> What the task asks: Each line from the top of the listing through the one holding "plt.rcParams['font.family'] = ['Liberation" should be restated word for word, with nothing added and no pictures.

> Information shown:
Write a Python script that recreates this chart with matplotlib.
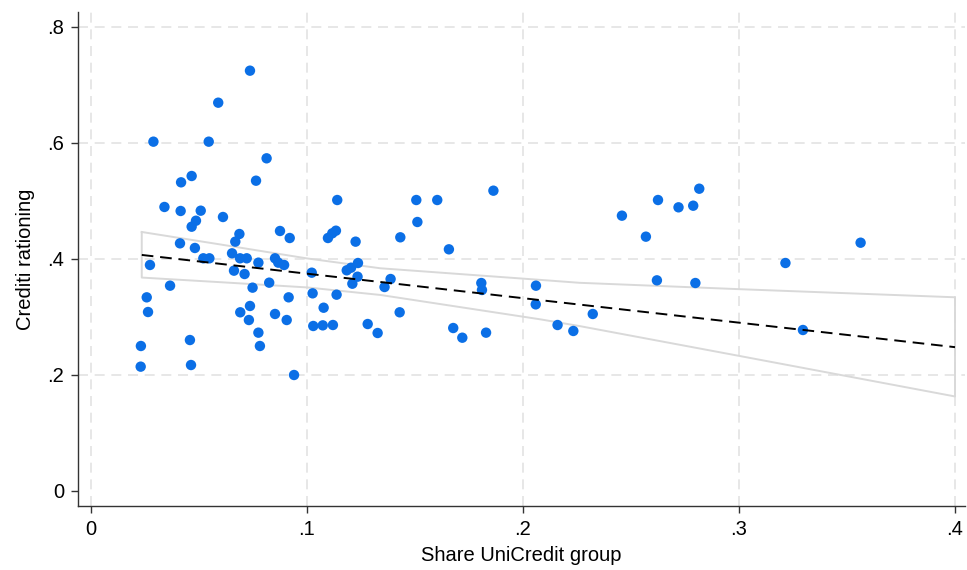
import numpy as np
import matplotlib
matplotlib.use("Agg")
from matplotlib import pyplot as plt

plt.rcParams['font.family'] = ['Liberation Sans', 'DejaVu Sans']

# share of UniCredit group (x) and credit rationing (y)
share = [0.0736, 0.0589, 0.0289, 0.0545, 0.0813, 0.0466, 0.0417, 0.0764, 0.0340, 0.0415,
         0.0508, 0.0611, 0.0486, 0.0466, 0.0687, 0.0875, 0.0920, 0.0668, 0.0412, 0.0481,
         0.0520, 0.0548, 0.0653, 0.0690, 0.0721, 0.0775, 0.0852, 0.0867, 0.0894, 0.1022,
         0.0273, 0.0662, 0.0711, 0.0366, 0.0748, 0.0825, 0.1026, 0.0258, 0.0915, 0.0264,
         0.0691, 0.0736, 0.0852, 0.0731, 0.0906, 0.1029, 0.0775, 0.0782, 0.0458, 0.0231,
         0.0230, 0.0463, 0.0940,
         0.1140, 0.1506, 0.1603, 0.1863, 0.1511, 0.1134, 0.1117, 0.1097, 0.1225, 0.1432,
         0.1657, 0.1236, 0.1204, 0.1184, 0.1234, 0.1387, 0.1210, 0.1359, 0.1807, 0.1810,
         0.2060, 0.2059, 0.1137, 0.1077, 0.1429, 0.1073, 0.1120, 0.1281, 0.1327, 0.1677,
         0.1719, 0.1829,
         0.2458, 0.2625, 0.2720, 0.2788, 0.2816, 0.2569, 0.2620, 0.2798, 0.2323, 0.2160,
         0.2233, 0.3215, 0.3563, 0.3296]
rationing = [0.7247, 0.6695, 0.6023, 0.6023, 0.5736, 0.5431, 0.5322, 0.5350, 0.4897, 0.4828,
             0.4833, 0.4724, 0.4660, 0.4557, 0.4431, 0.4483, 0.4362, 0.4299, 0.4270, 0.4190,
             0.4012, 0.4012, 0.4098, 0.4012, 0.4012, 0.3937, 0.4012, 0.3937, 0.3897, 0.3764,
             0.3897, 0.3799, 0.3741, 0.3540, 0.3506, 0.3592, 0.3408, 0.3339, 0.3339, 0.3086,
             0.3081, 0.3190, 0.3052, 0.2948, 0.2948, 0.2845, 0.2730, 0.2500, 0.2603, 0.2500,
             0.2144, 0.2172, 0.2000,
             0.5017, 0.5017, 0.5017, 0.5178, 0.4638, 0.4488, 0.4443, 0.4362, 0.4299, 0.4374,
             0.4167, 0.3931, 0.3850, 0.3805, 0.3695, 0.3655, 0.3574, 0.3517, 0.3586, 0.3466,
             0.3540, 0.3218, 0.3385, 0.3160, 0.3081, 0.2856, 0.2862, 0.2879, 0.2724, 0.2810,
             0.2643, 0.2730,
             0.4747, 0.5017, 0.4891, 0.4919, 0.5212, 0.4385, 0.3632, 0.3586, 0.3052, 0.2862,
             0.2759, 0.3931, 0.4281, 0.2776]

# linear fit and its confidence band
fit_x = [0.0235, 0.40]
fit_y = [0.407, 0.248]
band_x = [0.0235, 0.06, 0.10, 0.134, 0.208, 0.226, 0.30, 0.40]
band_hi = [0.4466, 0.425, 0.401, 0.384, 0.364, 0.359, 0.348, 0.334]
band_lo = [0.368, 0.360, 0.351, 0.338, 0.296, 0.2845, 0.233, 0.163]

fig = plt.figure(figsize=(9.67, 5.7), dpi=100)
ax = fig.add_axes([78 / 967, 64 / 570, 887 / 967, 494 / 570])

# band outline (closed, no fill)
poly_x = band_x + band_x[::-1] + [band_x[0]]
poly_y = band_hi + band_lo[::-1] + [band_hi[0]]
ax.plot(poly_x, poly_y, color='#d9d9d9', lw=1.4, zorder=2)

ax.scatter(share, rationing, s=56, color='#0b6fe6', edgecolors='none', zorder=3)
ax.plot(fit_x, fit_y, color='black', lw=1.4, ls=(0, (6, 3.5)), zorder=4)

ax.set_xlim(-13 / 2160, 0.4 + 10 / 2160)
ax.set_ylim(-15 / 580, 0.8 + 15 / 580)

xt = [0, 0.1, 0.2, 0.3, 0.4]
yt = [0, 0.2, 0.4, 0.6, 0.8]
ax.set_xticks(xt)
ax.set_xticklabels(['0', '.1', '.2', '.3', '.4'])
ax.set_yticks(yt)
ax.set_yticklabels(['0', '.2', '.4', '.6', '.8'])

for v in xt:
    ax.axvline(v, color='#e3e3e3', lw=1.2, ls=(0, (6, 4)), zorder=1)
for v in yt[1:]:
    ax.axhline(v, color='#e3e3e3', lw=1.2, ls=(0, (6, 4)), zorder=1)

ax.spines['top'].set_visible(False)
ax.spines['right'].set_visible(False)
for s in ['left', 'bottom']:
    ax.spines[s].set_color('#333333')
    ax.spines[s].set_linewidth(1.0)
ax.tick_params(direction='out', length=5, width=1.0, color='#333333',
               labelsize=14.5, labelcolor='black', pad=5)

ax.set_xlabel('Share UniCredit group', fontsize=14.5, labelpad=5)
ax.set_ylabel('Crediti rationing', fontsize=14.5, labelpad=9)

fig.savefig('out.png', dpi=100)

> Exercise answer:
Write a Python script that recreates this chart with matplotlib.
import numpy as np
import matplotlib
matplotlib.use("Agg")
from matplotlib import pyplot as plt

plt.rcParams['font.family'] = ['Liberation Sans', 'DejaVu Sans']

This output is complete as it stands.